--- start Records shown ---

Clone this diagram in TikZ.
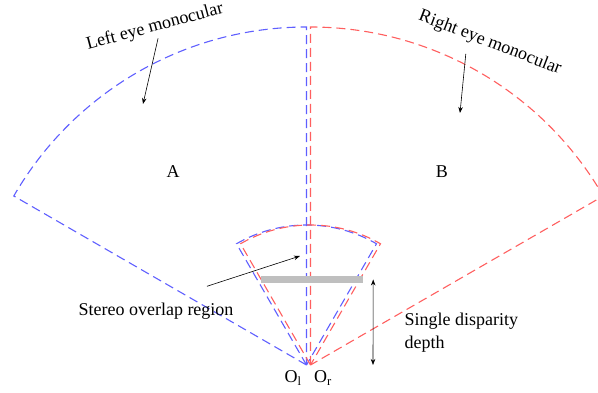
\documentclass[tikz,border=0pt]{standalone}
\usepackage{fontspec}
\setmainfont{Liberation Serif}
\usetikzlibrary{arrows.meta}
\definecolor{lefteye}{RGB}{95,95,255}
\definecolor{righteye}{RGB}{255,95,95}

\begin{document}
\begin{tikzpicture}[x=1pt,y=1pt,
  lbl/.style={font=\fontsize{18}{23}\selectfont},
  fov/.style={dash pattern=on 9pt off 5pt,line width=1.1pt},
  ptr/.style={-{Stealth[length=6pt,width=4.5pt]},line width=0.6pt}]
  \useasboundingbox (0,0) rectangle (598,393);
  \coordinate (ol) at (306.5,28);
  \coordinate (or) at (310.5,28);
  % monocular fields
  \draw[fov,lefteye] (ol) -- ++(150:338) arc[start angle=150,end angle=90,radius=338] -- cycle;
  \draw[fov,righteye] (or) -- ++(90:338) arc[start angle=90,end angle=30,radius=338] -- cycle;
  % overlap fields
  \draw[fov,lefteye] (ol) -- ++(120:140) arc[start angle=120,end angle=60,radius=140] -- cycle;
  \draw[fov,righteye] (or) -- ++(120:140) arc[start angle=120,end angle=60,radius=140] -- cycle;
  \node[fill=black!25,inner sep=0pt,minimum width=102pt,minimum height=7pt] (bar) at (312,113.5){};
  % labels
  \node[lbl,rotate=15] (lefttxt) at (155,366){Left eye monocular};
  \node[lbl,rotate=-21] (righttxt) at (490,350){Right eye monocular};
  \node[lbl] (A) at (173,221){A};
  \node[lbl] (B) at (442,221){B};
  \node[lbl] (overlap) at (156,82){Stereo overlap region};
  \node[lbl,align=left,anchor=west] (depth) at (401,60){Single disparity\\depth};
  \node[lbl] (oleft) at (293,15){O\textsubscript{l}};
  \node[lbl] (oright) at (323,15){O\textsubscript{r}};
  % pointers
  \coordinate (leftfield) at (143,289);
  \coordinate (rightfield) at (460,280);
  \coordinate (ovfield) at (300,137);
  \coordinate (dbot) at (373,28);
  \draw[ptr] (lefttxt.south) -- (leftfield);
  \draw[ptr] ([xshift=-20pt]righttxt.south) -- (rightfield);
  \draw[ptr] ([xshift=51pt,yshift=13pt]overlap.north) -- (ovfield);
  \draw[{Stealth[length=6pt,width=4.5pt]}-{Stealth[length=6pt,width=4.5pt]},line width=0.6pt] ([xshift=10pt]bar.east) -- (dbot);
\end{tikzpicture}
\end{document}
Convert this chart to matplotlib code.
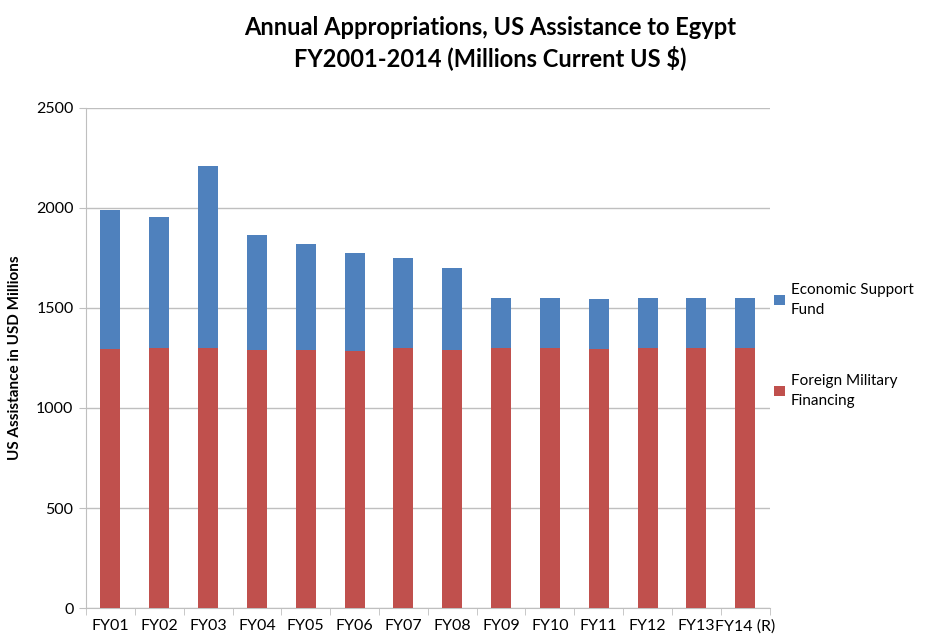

--- end Records shown ---

- Written task
Omit all pictures while transcribing the entries verbatim.

- Exercise response
Clone this diagram in TikZ.
\documentclass[tikz,border=0pt]{standalone}
\usepackage{fontspec}
\setmainfont{Liberation Serif}
\usetikzlibrary{arrows.meta}
\definecolor{lefteye}{RGB}{95,95,255}
\definecolor{righteye}{RGB}{255,95,95}

\begin{document}
\begin{tikzpicture}[x=1pt,y=1pt,
  lbl/.style={font=\fontsize{18}{23}\selectfont},
  fov/.style={dash pattern=on 9pt off 5pt,line width=1.1pt},
  ptr/.style={-{Stealth[length=6pt,width=4.5pt]},line width=0.6pt}]
  \useasboundingbox (0,0) rectangle (598,393);
  \coordinate (ol) at (306.5,28);
  \coordinate (or) at (310.5,28);
  % monocular fields
  \draw[fov,lefteye] (ol) -- ++(150:338) arc[start angle=150,end angle=90,radius=338] -- cycle;
  \draw[fov,righteye] (or) -- ++(90:338) arc[start angle=90,end angle=30,radius=338] -- cycle;
  % overlap fields
  \draw[fov,lefteye] (ol) -- ++(120:140) arc[start angle=120,end angle=60,radius=140] -- cycle;
  \draw[fov,righteye] (or) -- ++(120:140) arc[start angle=120,end angle=60,radius=140] -- cycle;
  \node[fill=black!25,inner sep=0pt,minimum width=102pt,minimum height=7pt] (bar) at (312,113.5){};
  % labels
  \node[lbl,rotate=15] (lefttxt) at (155,366){Left eye monocular};
  \node[lbl,rotate=-21] (righttxt) at (490,350){Right eye monocular};
  \node[lbl] (A) at (173,221){A};
  \node[lbl] (B) at (442,221){B};
  \node[lbl] (overlap) at (156,82){Stereo overlap region};
  \node[lbl,align=left,anchor=west] (depth) at (401,60){Single disparity\\depth};
  \node[lbl] (oleft) at (293,15){O\textsubscript{l}};
  \node[lbl] (oright) at (323,15){O\textsubscript{r}};
  % pointers
  \coordinate (leftfield) at (143,289);
  \coordinate (rightfield) at (460,280);
  \coordinate (ovfield) at (300,137);
  \coordinate (dbot) at (373,28);
  \draw[ptr] (lefttxt.south) -- (leftfield);
  \draw[ptr] ([xshift=-20pt]righttxt.south) -- (rightfield);
  \draw[ptr] ([xshift=51pt,yshift=13pt]overlap.north) -- (ovfield);
  \draw[{Stealth[length=6pt,width=4.5pt]}-{Stealth[length=6pt,width=4.5pt]},line width=0.6pt] ([xshift=10pt]bar.east) -- (dbot);
\end{tikzpicture}
\end{document}
Convert this chart to matplotlib code.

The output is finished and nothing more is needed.